In-Place Algorithm

An in-place algorithm transforms its input while using only a small, constant amount of extra memory beyond the input itself, usually described as O(1) auxiliary space. Rather than building a separate copy of the data, it rearranges the original in place, overwriting elements as it goes. This is the opposite of an algorithm that allocates a second array or other structure proportional in size to the input.

Sorting provides the standard examples. Heapsort rearranges an array into a heap and then repeatedly extracts the largest element into the tail of the same array, sorting without any auxiliary array. Quicksort partitions a range around a pivot by swapping elements within the array and recursing on the parts, so its core work is in place.
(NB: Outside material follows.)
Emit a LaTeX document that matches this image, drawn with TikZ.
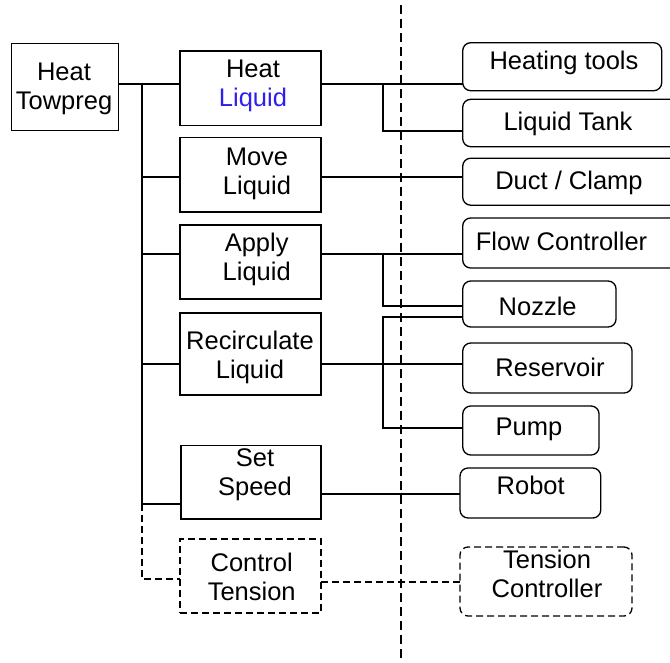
\documentclass[tikz,border=0pt]{standalone}
\usepackage{fontspec}
\setmainfont{Liberation Sans}
\definecolor{liq}{RGB}{48,30,240}
\newcommand\lns[2]{\begin{tabular}[t]{@{}c@{}}#1\\#2\end{tabular}}
\begin{document}
\begin{tikzpicture}[x=1pt,y=-1pt,
  line width=1.3pt,
  box/.style={draw, rectangle, inner sep=0pt, outer sep=0pt},
  rbox/.style={box, rounded corners=8pt},
  dbox/.style={dash pattern=on 7pt off 4pt},
  lbl/.style={inner sep=0pt, outer sep=0pt, anchor=base,
    font=\fontsize{25.5}{29}\selectfont},
  conn/.style={line width=1.2pt},
  dconn/.style={conn, dash pattern=on 7pt off 4pt}]
\useasboundingbox (0,0) rectangle (670,662);

% separator between functions and means
\coordinate (sepT) at (401,5);
\coordinate (sepB) at (401,662);
\draw[line width=1.2pt, dash pattern=on 9pt off 5pt] (sepT) -- (sepB);

% function boxes
\node[box, minimum width=106.6pt, minimum height=87.4pt] (tow) at (65,87) {};
\node[box, minimum width=141pt, minimum height=74.3pt] (hl) at (250.5,88.2) {};
\node[box, minimum width=141pt, minimum height=74.3pt] (ml) at (250.5,174.8) {};
\node[box, minimum width=141pt, minimum height=74pt] (al) at (250.5,262) {};
\node[box, minimum width=141pt, minimum height=82pt] (rl) at (250.5,354) {};
\node[box, minimum width=140pt, minimum height=73.3pt] (ss) at (251,482.3) {};
\node[box, dbox, minimum width=141pt, minimum height=74pt] (ct) at (250.5,576) {};

% means boxes (the three widest run past the right edge)
\node[rbox, minimum width=199pt, minimum height=48pt] (ht) at (562.2,66.7) {};
\node[rbox, minimum width=227.3pt, minimum height=47.4pt] (lt) at (576.35,123) {};
\node[rbox, minimum width=227.3pt, minimum height=47pt] (dc) at (576.35,181.7) {};
\node[rbox, minimum width=227.3pt, minimum height=50pt] (fc) at (576.35,243) {};
\node[rbox, minimum width=153.3pt, minimum height=46pt] (nz) at (539.4,304) {};
\node[rbox, minimum width=169.3pt, minimum height=50pt] (rs) at (547.4,368) {};
\node[rbox, minimum width=136.3pt, minimum height=49pt] (pu) at (530.9,430.5) {};
\node[rbox, minimum width=140.7pt, minimum height=50pt] (rb) at (530.4,493) {};
\node[rbox, dbox, minimum width=172pt, minimum height=69pt] (tc) at (546,581.5) {};

% labels
\node[lbl] (tow-t) at (64,80) {\lns{Heat}{Towpreg}};
\node[lbl] (hl-t) at (253,77) {\lns{Heat}{\textcolor{liq}{Liquid}}};
\node[lbl] (ml-t) at (257,165.7) {\lns{Move}{Liquid}};
\node[lbl] (al-t) at (256.7,251.7) {\lns{Apply}{Liquid}};
\node[lbl] (rl-t) at (250,349.3) {\lns{Recirculate}{Liquid}};
\node[lbl] (ss-t) at (255,466.7) {\lns{Set}{Speed}};
\node[lbl] (ct-t) at (251.7,571.7) {\lns{Control}{Tension}};
\node[lbl] (ht-t) at (564,69.3) {Heating tools};
\node[lbl] (lt-t) at (568,130.7) {Liquid Tank};
\node[lbl] (dc-t) at (569,189.3) {Duct / Clamp};
\node[lbl] (fc-t) at (561.5,250.7) {Flow Controller};
\node[lbl] (nz-t) at (537.7,315) {Nozzle};
\node[lbl] (rs-t) at (550,376.7) {Reservoir};
\node[lbl] (pu-t) at (529,435) {Pump};
\node[lbl] (rb-t) at (530.7,494.3) {Robot};
\node[lbl] (tc-t) at (547,568.3) {\lns{Tension}{Controller}};

% trunk of the function tree
\coordinate (tTop) at (142,84);
\coordinate (tSS) at (142,504);
\coordinate (tCT) at (142,579);
\draw[conn] (tow.east |- tTop) -- (hl.west |- tTop);
\draw[conn] (tTop) -- (tSS) -- (ss.west |- tSS);
\draw[conn] (tTop |- 0,177) -- (ml.west |- 0,177);
\draw[conn] (tTop |- 0,254) -- (al.west |- 0,254);
\draw[conn] (tTop |- 0,364) -- (rl.west |- 0,364);
\draw[dconn] (tSS) -- (tCT) -- (ct.west |- tCT);

% functions to means
\coordinate (jH) at (383,84);
\draw[conn] (hl.east |- jH) -- (ht.west |- jH);
\draw[conn] (jH) -- (jH |- 0,131) -- (lt.west |- 0,131);
\draw[conn] (ml.east |- 0,177) -- (dc.west |- 0,177);
\coordinate (jA) at (383,254);
\draw[conn] (al.east |- jA) -- (fc.west |- jA);
\draw[conn] (jA) -- (jA |- 0,306) -- (nz.west |- 0,306);
\draw[conn] (rl.east |- 0,364) -- (rs.west |- 0,364);
\coordinate (jR) at (383,317);
\draw[conn] (nz.west |- jR) -- (jR) -- (jR |- 0,428) -- (pu.west |- 0,428);
\draw[conn] (ss.east |- 0,494) -- (rb.west |- 0,494);
\draw[dconn] (ct.east |- 0,582) -- (tc.west |- 0,582);
\end{tikzpicture}
\end{document}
By contrast, the straightforward version of merge sort needs extra space to hold the merged output, which is why it is not naturally in place. MIT’s 6.006 Introduction to Algorithms treats these sorting methods and the data structures behind them, including heaps and arrays, as core material.

A simple non-sorting example is reversing an array by swapping the first and last elements, then the second and second-to-last, working inward until the pointers meet. The reversal happens entirely within the original array using just a couple of index variables.

In-place algorithms are valuable when memory is scarce or when copying large inputs would be costly, since they save space at the level of a space-time tradeoff. The cost is often in clarity: in-place code tends to involve careful index manipulation and destroys the original input, so it can be harder to read and to reason about than a version that returns a fresh result.